In her four years at the helm, Rosie has encouraged a more biodiverse approach.
From growing 1,200 lavender plants to attract bees, to collecting the rainwater from the house’s gutters for use in the gardens, everything is geared towards sustainability.
“Our gardens reflect on history, nature and people: climate change and sustainability links all of those together,” said Rosie.
Most important are the people.
Ham House now encourages visitors to engage with the gardens by bringing their dogs, having picnics on the lawn, or tasting a petal from the edible flowers grown there.
“So many people think of Ham as their back garden,” said Rosie.
“It’s a haven. We want to enable people to see green spaces and embrace them. The old days of ‘keep off the grass’ are long gone.”
Kira Kolosova, 23, a first-time visitor to Ham House, said: “I really enjoyed the gardens and the house. They’re very beautiful and well-maintained, so it’s a real pleasure to spend time there on a sunny day.”
Looking to the future
The 125th anniversary has given those at Ham House time to reflect on why the National Trust was created and how they can open up their spaces to as many people as possible.
A lot of that is about providing quiet, beautiful places for people to escape from the pace of modern life.

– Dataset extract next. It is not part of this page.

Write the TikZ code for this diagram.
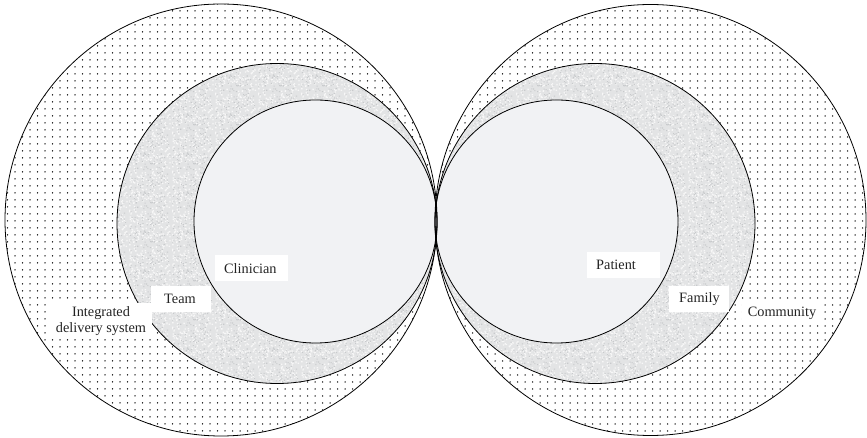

“It’s been surprisingly easy to take some of the words from the past and apply them to today,” said Rosie.
“Octavia Hill, one of the founders, described London as time poor and having no space.
“I think we can all relate to that now.”
On the first Sunday of every month, Rosie and Dr Hannah Mawdesly, Ham House’s collections manager, now hold a free local walk with coffee and cake to get to know people in Richmond.
They plan to celebrate the anniversary with events across the year, including a picnic day this summer.
Hannah said: “The anniversary helps us stop and think about where we want to be in another 125 years’ time.
“We want to be working towards a more inclusive atmosphere. We want people to come here and to love the house. But we also need to balance that with looking after the collection and preserving it for future generations.”
The National Trust was founded in 1895 by Octavia Hill, Canon Hardwicke Rawsley, and Sir Robert Hunter.
Their mission was to care for historic houses and open them up for the ‘enjoyment, refreshment and rest’ of everyone.
As part of their 125th anniversary, the National Trust is embarking on a year-long campaign to connect people with nature, including dancing outside, rooftops at dawn and activities to mark Britain’s blossom season.